Organizações internacionais de direitos humanos –como as norte-americanas Earth Right Internacional e Human Right Watch – denunciaram que tanto a Chevron como a Total significaram não só uma fonte de rendas econômicas ilegais da burocracia militar birmana, como também contribuíram de maneira significativa com a estabilidade econômica do regime ditatorial.
A presença da Chevron na Birmânia não é recente, mas está vinculada à venda das jazidas de gás de Yadana e do gasoduto em direção à Tailândia pertencentes à empresa californiana de energia UNOCAL. Chevron deveu competir com a estatal chinesa China National Offshore Oil Corporation (CNOOC) que estava disposta a pagar um preço muito maior. A indústria norte-americana só conseguiu sua propriedade como resultado das manipulações econômicas, jurídicas e políticas protecionistas que o governo de Bush implementou para impedir a compra por parte da empresa chinesa.
De todas as maneiras, a reputação da Chevron em matéria de direitos humanos na Birmânia não é superior à de sua antecessora UNOCAL.

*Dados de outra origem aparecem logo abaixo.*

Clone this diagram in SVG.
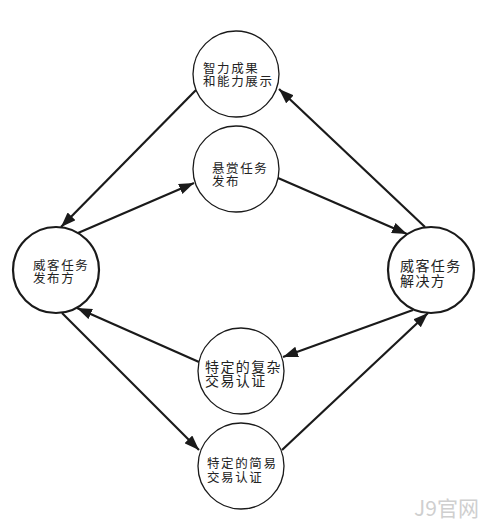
<svg xmlns="http://www.w3.org/2000/svg" width="504" height="528" viewBox="0 0 504 528">
  <style>
    .bg { fill: #ffffff; }
    .node-s { fill: #ffffff; stroke: #1a1a1a; stroke-width: 1.3; }
    .node-b { fill: #ffffff; stroke: #1a1a1a; stroke-width: 2.2; }
    .lbl { font-family: "Noto Sans CJK SC", "Noto Sans", sans-serif; font-size: 12.5px; fill: #222222; letter-spacing: 1.6px; }
    .lbl-b { font-family: "Noto Sans CJK SC", "Noto Sans", sans-serif; font-size: 14px; fill: #222222; letter-spacing: 1.4px; }
    .edge { stroke: #1a1a1a; stroke-width: 2.2; fill: none; marker-end: url(#ah); }
    .wm { font-family: "Noto Sans CJK SC", "Noto Sans", sans-serif; font-size: 21px; fill: #cfcfcf; }
  </style>
  <defs>
    <marker id="ah" markerUnits="userSpaceOnUse" markerWidth="15" markerHeight="11" refX="15" refY="5.5" orient="auto">
      <path d="M0,0 L15,5.5 L0,11 z" fill="#1a1a1a"/>
    </marker>
  </defs>
  <rect class="bg" x="0" y="0" width="504" height="528"/>

  <g id="connectors">
    <line class="edge" x1="196" y1="90" x2="61" y2="227"/>
    <line class="edge" x1="78" y1="233" x2="194" y2="183"/>
    <line class="edge" x1="278" y1="178" x2="407" y2="234"/>
    <line class="edge" x1="425" y1="227" x2="279" y2="89"/>
    <line class="edge" x1="199" y1="362" x2="77" y2="308"/>
    <line class="edge" x1="413" y1="310" x2="283" y2="357"/>
    <line class="edge" x1="62" y1="313" x2="199" y2="450"/>
    <line class="edge" x1="282" y1="450" x2="428" y2="313"/>
  </g>

  <g id="node-top">
    <circle class="node-s" cx="236" cy="74" r="43"/>
    <text class="lbl"><tspan x="203" y="73">智力成果</tspan><tspan x="203" y="86">和能力展示</tspan></text>
  </g>

  <g id="node-reward">
    <circle class="node-s" cx="236" cy="169" r="43"/>
    <text class="lbl"><tspan x="212" y="173">悬赏任务</tspan><tspan x="212" y="186">发布</tspan></text>
  </g>

  <g id="node-publisher">
    <circle class="node-b" cx="56" cy="270" r="43"/>
    <text class="lbl"><tspan x="33" y="270">威客任务</tspan><tspan x="33" y="283">发布方</tspan></text>
  </g>

  <g id="node-solver">
    <circle class="node-b" cx="431" cy="270" r="43"/>
    <text class="lbl-b"><tspan x="400" y="271">威客任务</tspan><tspan x="400" y="286">解决方</tspan></text>
  </g>

  <g id="node-complex">
    <circle class="node-s" cx="241" cy="371" r="43"/>
    <text class="lbl-b"><tspan x="205" y="372">特定的复杂</tspan><tspan x="205" y="386">交易认证</tspan></text>
  </g>

  <g id="node-simple">
    <circle class="node-s" cx="241" cy="466" r="43"/>
    <text class="lbl"><tspan x="207" y="468">特定的简易</tspan><tspan x="207" y="482">交易认证</tspan></text>
  </g>

  <text class="wm" x="414" y="516">J9官网</text>
</svg>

Esta última teria sido beneficiada pelo desalojamento, deslocamentos obrigados, assassinatos e trabalhos forçados que a população autóctone nos territórios onde se encontram as jazidas de gás e o gasoduto destinado a Tailândia foi submetida. Desde 1996, tanto a Total como a Chevron enfrentaram processos judiciais exigidos por familiares das vítimas desses acontecimentos e em 2004 deveram acordar compensações econômicas. A permanência e os problemas da Chevron na Birmânia continuaram sem mudanças fundamentais inclusive depois de que os Estados Unidos decretaram –pelo menos no papel– sanções econômicas contra a junta militar muito mais radicais que as da União Européia.
Nas escassas declarações oficiais formuladas por dirigentes da Total ou da Chevron, se argumentou que a presença destas empresas na Birmânia se ajusta ao cumprimento estrito da normativa internacional de direitos humanos e às disposições jurídicas de seus respectivos países, que autorizam ou proíbem relações econômicas em zonas em conflito. Executivos da Total que representam a empresa na Birmânia e no Sudão insistem em que se cumpram duas das condições essenciais que as multinacionais francesas devem satisfazer em zonas conflitivas: os investimentos devem respeitar as disposições exigidas pelo Estado francês e não podem contradizer disposições da União Européia nem das Nações Unidas.
Por outro lado, a empresa multinacional deve trabalhar em virtude da aplicação de seu próprio código de conduta referido a direitos humanos, proibição de trabalho forçado, aplicação rigorosa de políticas ambientais e relações laborais compatíveis com as disposições internacionais. Para a Total a situação da Birmânia não tem os extremos do Sudão, onde deveu abandonar o país como resultado da impossibilidade de satisfazer seus próprios códigos de conduta.